SHORT EXERCISE: Exclude the pictures and reproduce the remaining data exactly as written.

MATERIALS PROVIDED:

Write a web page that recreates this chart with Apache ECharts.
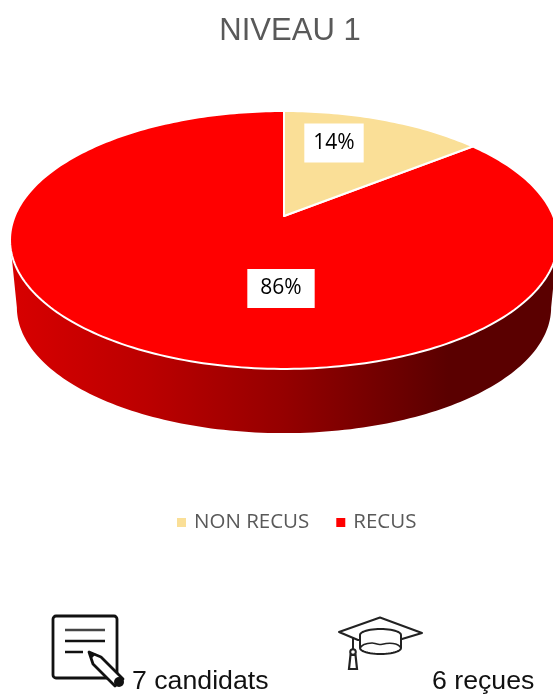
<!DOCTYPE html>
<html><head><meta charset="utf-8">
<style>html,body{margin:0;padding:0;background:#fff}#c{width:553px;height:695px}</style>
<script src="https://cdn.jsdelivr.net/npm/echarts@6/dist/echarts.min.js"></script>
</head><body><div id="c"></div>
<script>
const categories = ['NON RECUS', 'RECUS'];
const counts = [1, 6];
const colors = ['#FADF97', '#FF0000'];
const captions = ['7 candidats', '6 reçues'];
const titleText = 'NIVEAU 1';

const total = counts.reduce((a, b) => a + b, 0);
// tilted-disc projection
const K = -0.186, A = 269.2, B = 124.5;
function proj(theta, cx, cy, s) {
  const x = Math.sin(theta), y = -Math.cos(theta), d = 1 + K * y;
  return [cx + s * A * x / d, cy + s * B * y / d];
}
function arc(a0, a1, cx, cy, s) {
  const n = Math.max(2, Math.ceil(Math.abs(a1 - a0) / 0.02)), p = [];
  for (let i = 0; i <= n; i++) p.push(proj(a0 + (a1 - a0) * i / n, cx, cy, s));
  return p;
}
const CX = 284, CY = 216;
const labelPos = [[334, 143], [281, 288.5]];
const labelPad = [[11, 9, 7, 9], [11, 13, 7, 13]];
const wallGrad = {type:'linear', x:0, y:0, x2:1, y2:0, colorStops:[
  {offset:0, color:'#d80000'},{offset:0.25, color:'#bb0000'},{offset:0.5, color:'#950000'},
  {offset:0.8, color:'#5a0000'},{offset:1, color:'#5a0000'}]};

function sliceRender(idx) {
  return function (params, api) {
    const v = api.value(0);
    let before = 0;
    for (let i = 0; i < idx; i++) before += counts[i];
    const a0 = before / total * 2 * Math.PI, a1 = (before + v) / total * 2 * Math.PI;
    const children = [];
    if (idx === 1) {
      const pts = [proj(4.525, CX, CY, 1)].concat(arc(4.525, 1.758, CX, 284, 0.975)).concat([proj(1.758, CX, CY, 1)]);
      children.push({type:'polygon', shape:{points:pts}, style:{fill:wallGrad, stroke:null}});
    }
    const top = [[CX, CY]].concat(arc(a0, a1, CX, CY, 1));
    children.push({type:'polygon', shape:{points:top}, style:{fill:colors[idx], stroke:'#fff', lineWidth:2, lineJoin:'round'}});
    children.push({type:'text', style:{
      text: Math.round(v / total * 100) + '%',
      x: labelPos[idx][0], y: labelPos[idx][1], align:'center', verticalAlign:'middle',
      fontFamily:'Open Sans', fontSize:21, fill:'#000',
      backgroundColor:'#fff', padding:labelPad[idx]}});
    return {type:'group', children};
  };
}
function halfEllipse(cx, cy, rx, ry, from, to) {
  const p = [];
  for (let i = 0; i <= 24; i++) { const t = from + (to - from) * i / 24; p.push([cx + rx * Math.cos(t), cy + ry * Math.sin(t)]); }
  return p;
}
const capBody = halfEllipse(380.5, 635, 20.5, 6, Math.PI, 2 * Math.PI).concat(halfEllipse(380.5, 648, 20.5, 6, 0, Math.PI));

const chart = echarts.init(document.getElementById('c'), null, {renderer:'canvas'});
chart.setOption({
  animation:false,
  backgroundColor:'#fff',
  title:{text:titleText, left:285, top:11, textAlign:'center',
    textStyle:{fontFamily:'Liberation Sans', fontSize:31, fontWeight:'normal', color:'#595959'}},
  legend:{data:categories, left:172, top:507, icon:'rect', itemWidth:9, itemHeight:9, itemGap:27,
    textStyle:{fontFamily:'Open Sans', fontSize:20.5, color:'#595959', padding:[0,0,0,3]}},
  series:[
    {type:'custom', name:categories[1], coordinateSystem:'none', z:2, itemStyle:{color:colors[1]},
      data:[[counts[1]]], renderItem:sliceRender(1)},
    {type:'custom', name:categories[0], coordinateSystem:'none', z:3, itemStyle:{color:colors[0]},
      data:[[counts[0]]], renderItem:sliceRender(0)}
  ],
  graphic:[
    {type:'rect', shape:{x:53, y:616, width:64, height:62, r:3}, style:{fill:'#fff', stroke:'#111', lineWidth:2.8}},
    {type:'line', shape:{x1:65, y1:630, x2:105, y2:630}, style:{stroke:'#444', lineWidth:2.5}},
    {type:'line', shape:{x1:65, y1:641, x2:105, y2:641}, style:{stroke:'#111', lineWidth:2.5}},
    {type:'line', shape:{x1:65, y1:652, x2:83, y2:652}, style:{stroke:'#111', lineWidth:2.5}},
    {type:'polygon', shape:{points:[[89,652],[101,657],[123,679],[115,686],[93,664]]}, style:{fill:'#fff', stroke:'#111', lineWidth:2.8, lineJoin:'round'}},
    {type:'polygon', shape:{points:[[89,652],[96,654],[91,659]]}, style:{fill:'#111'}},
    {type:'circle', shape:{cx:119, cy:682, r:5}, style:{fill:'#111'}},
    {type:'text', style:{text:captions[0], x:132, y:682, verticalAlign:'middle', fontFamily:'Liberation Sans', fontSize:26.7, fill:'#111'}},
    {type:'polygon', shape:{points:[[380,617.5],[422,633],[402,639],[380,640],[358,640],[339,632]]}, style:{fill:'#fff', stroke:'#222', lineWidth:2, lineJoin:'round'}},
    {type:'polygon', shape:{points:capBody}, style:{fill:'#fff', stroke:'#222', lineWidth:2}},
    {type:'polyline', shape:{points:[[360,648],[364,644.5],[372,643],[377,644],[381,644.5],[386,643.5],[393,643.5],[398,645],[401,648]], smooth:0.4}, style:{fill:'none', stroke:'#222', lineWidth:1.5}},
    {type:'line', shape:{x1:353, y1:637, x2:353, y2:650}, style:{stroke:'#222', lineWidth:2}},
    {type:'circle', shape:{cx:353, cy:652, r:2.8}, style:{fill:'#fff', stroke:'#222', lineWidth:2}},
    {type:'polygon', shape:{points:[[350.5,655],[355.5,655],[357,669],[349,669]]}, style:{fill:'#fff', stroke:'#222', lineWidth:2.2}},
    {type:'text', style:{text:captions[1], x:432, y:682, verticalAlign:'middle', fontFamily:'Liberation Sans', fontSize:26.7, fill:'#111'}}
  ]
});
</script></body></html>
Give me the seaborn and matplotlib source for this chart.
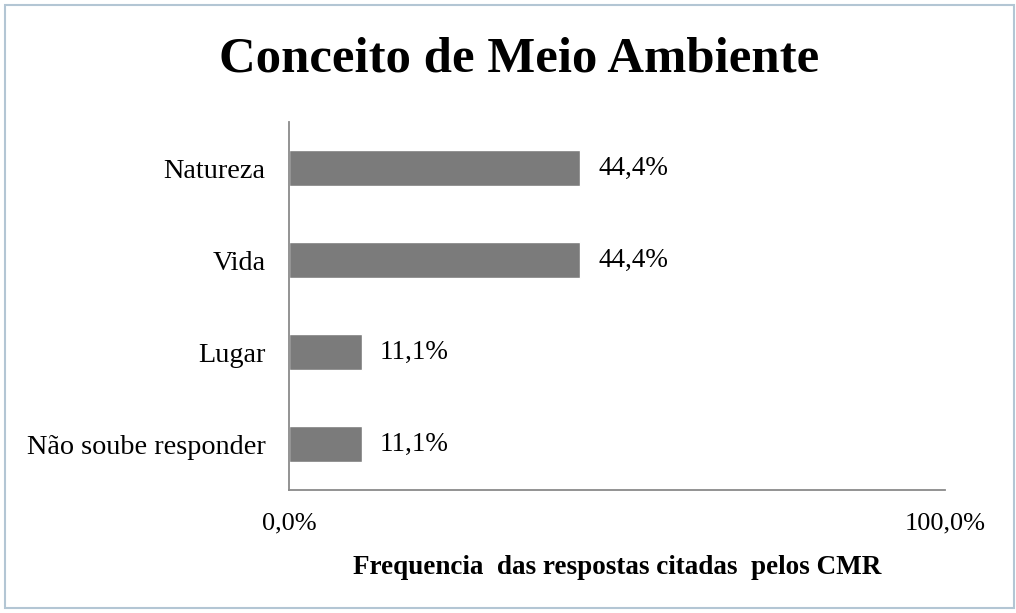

SOLUTION:
Write a web page that recreates this chart with Apache ECharts.
<!DOCTYPE html>
<html><head><meta charset="utf-8">
<style>html,body{margin:0;padding:0;background:#fff}#c{width:553px;height:695px}</style>
<script src="https://cdn.jsdelivr.net/npm/echarts@6/dist/echarts.min.js"></script>
</head><body><div id="c"></div>
<script>
const categories = ['NON RECUS', 'RECUS'];
const counts = [1, 6];
const colors = ['#FADF97', '#FF0000'];
const captions = ['7 candidats', '6 reçues'];
const titleText = 'NIVEAU 1';

const total = counts.reduce((a, b) => a + b, 0);
// tilted-disc projection
const K = -0.186, A = 269.2, B = 124.5;
function proj(theta, cx, cy, s) {
  const x = Math.sin(theta), y = -Math.cos(theta), d = 1 + K * y;
  return [cx + s * A * x / d, cy + s * B * y / d];
}
function arc(a0, a1, cx, cy, s) {
  const n = Math.max(2, Math.ceil(Math.abs(a1 - a0) / 0.02)), p = [];
  for (let i = 0; i <= n; i++) p.push(proj(a0 + (a1 - a0) * i / n, cx, cy, s));
  return p;
}
const CX = 284, CY = 216;
const labelPos = [[334, 143], [281, 288.5]];
const labelPad = [[11, 9, 7, 9], [11, 13, 7, 13]];
const wallGrad = {type:'linear', x:0, y:0, x2:1, y2:0, colorStops:[
  {offset:0, color:'#d80000'},{offset:0.25, color:'#bb0000'},{offset:0.5, color:'#950000'},
  {offset:0.8, color:'#5a0000'},{offset:1, color:'#5a0000'}]};

function sliceRender(idx) {
  return function (params, api) {
    const v = api.value(0);
    let before = 0;
    for (let i = 0; i < idx; i++) before += counts[i];
    const a0 = before / total * 2 * Math.PI, a1 = (before + v) / total * 2 * Math.PI;
    const children = [];
    if (idx === 1) {
      const pts = [proj(4.525, CX, CY, 1)].concat(arc(4.525, 1.758, CX, 284, 0.975)).concat([proj(1.758, CX, CY, 1)]);
      children.push({type:'polygon', shape:{points:pts}, style:{fill:wallGrad, stroke:null}});
    }
    const top = [[CX, CY]].concat(arc(a0, a1, CX, CY, 1));
    children.push({type:'polygon', shape:{points:top}, style:{fill:colors[idx], stroke:'#fff', lineWidth:2, lineJoin:'round'}});
    children.push({type:'text', style:{
      text: Math.round(v / total * 100) + '%',
      x: labelPos[idx][0], y: labelPos[idx][1], align:'center', verticalAlign:'middle',
      fontFamily:'Open Sans', fontSize:21, fill:'#000',
      backgroundColor:'#fff', padding:labelPad[idx]}});
    return {type:'group', children};
  };
}
function halfEllipse(cx, cy, rx, ry, from, to) {
  const p = [];
  for (let i = 0; i <= 24; i++) { const t = from + (to - from) * i / 24; p.push([cx + rx * Math.cos(t), cy + ry * Math.sin(t)]); }
  return p;
}
const capBody = halfEllipse(380.5, 635, 20.5, 6, Math.PI, 2 * Math.PI).concat(halfEllipse(380.5, 648, 20.5, 6, 0, Math.PI));

const chart = echarts.init(document.getElementById('c'), null, {renderer:'canvas'});
chart.setOption({
  animation:false,
  backgroundColor:'#fff',
  title:{text:titleText, left:285, top:11, textAlign:'center',
    textStyle:{fontFamily:'Liberation Sans', fontSize:31, fontWeight:'normal', color:'#595959'}},
  legend:{data:categories, left:172, top:507, icon:'rect', itemWidth:9, itemHeight:9, itemGap:27,
    textStyle:{fontFamily:'Open Sans', fontSize:20.5, color:'#595959', padding:[0,0,0,3]}},
  series:[
    {type:'custom', name:categories[1], coordinateSystem:'none', z:2, itemStyle:{color:colors[1]},
      data:[[counts[1]]], renderItem:sliceRender(1)},
    {type:'custom', name:categories[0], coordinateSystem:'none', z:3, itemStyle:{color:colors[0]},
      data:[[counts[0]]], renderItem:sliceRender(0)}
  ],
  graphic:[
    {type:'rect', shape:{x:53, y:616, width:64, height:62, r:3}, style:{fill:'#fff', stroke:'#111', lineWidth:2.8}},
    {type:'line', shape:{x1:65, y1:630, x2:105, y2:630}, style:{stroke:'#444', lineWidth:2.5}},
    {type:'line', shape:{x1:65, y1:641, x2:105, y2:641}, style:{stroke:'#111', lineWidth:2.5}},
    {type:'line', shape:{x1:65, y1:652, x2:83, y2:652}, style:{stroke:'#111', lineWidth:2.5}},
    {type:'polygon', shape:{points:[[89,652],[101,657],[123,679],[115,686],[93,664]]}, style:{fill:'#fff', stroke:'#111', lineWidth:2.8, lineJoin:'round'}},
    {type:'polygon', shape:{points:[[89,652],[96,654],[91,659]]}, style:{fill:'#111'}},
    {type:'circle', shape:{cx:119, cy:682, r:5}, style:{fill:'#111'}},
    {type:'text', style:{text:captions[0], x:132, y:682, verticalAlign:'middle', fontFamily:'Liberation Sans', fontSize:26.7, fill:'#111'}},
    {type:'polygon', shape:{points:[[380,617.5],[422,633],[402,639],[380,640],[358,640],[339,632]]}, style:{fill:'#fff', stroke:'#222', lineWidth:2, lineJoin:'round'}},
    {type:'polygon', shape:{points:capBody}, style:{fill:'#fff', stroke:'#222', lineWidth:2}},
    {type:'polyline', shape:{points:[[360,648],[364,644.5],[372,643],[377,644],[381,644.5],[386,643.5],[393,643.5],[398,645],[401,648]], smooth:0.4}, style:{fill:'none', stroke:'#222', lineWidth:1.5}},
    {type:'line', shape:{x1:353, y1:637, x2:353, y2:650}, style:{stroke:'#222', lineWidth:2}},
    {type:'circle', shape:{cx:353, cy:652, r:2.8}, style:{fill:'#fff', stroke:'#222', lineWidth:2}},
    {type:'polygon', shape:{points:[[350.5,655],[355.5,655],[357,669],[349,669]]}, style:{fill:'#fff', stroke:'#222', lineWidth:2.2}},
    {type:'text', style:{text:captions[1], x:432, y:682, verticalAlign:'middle', fontFamily:'Liberation Sans', fontSize:26.7, fill:'#111'}}
  ]
});
</script></body></html>
Give me the seaborn and matplotlib source for this chart.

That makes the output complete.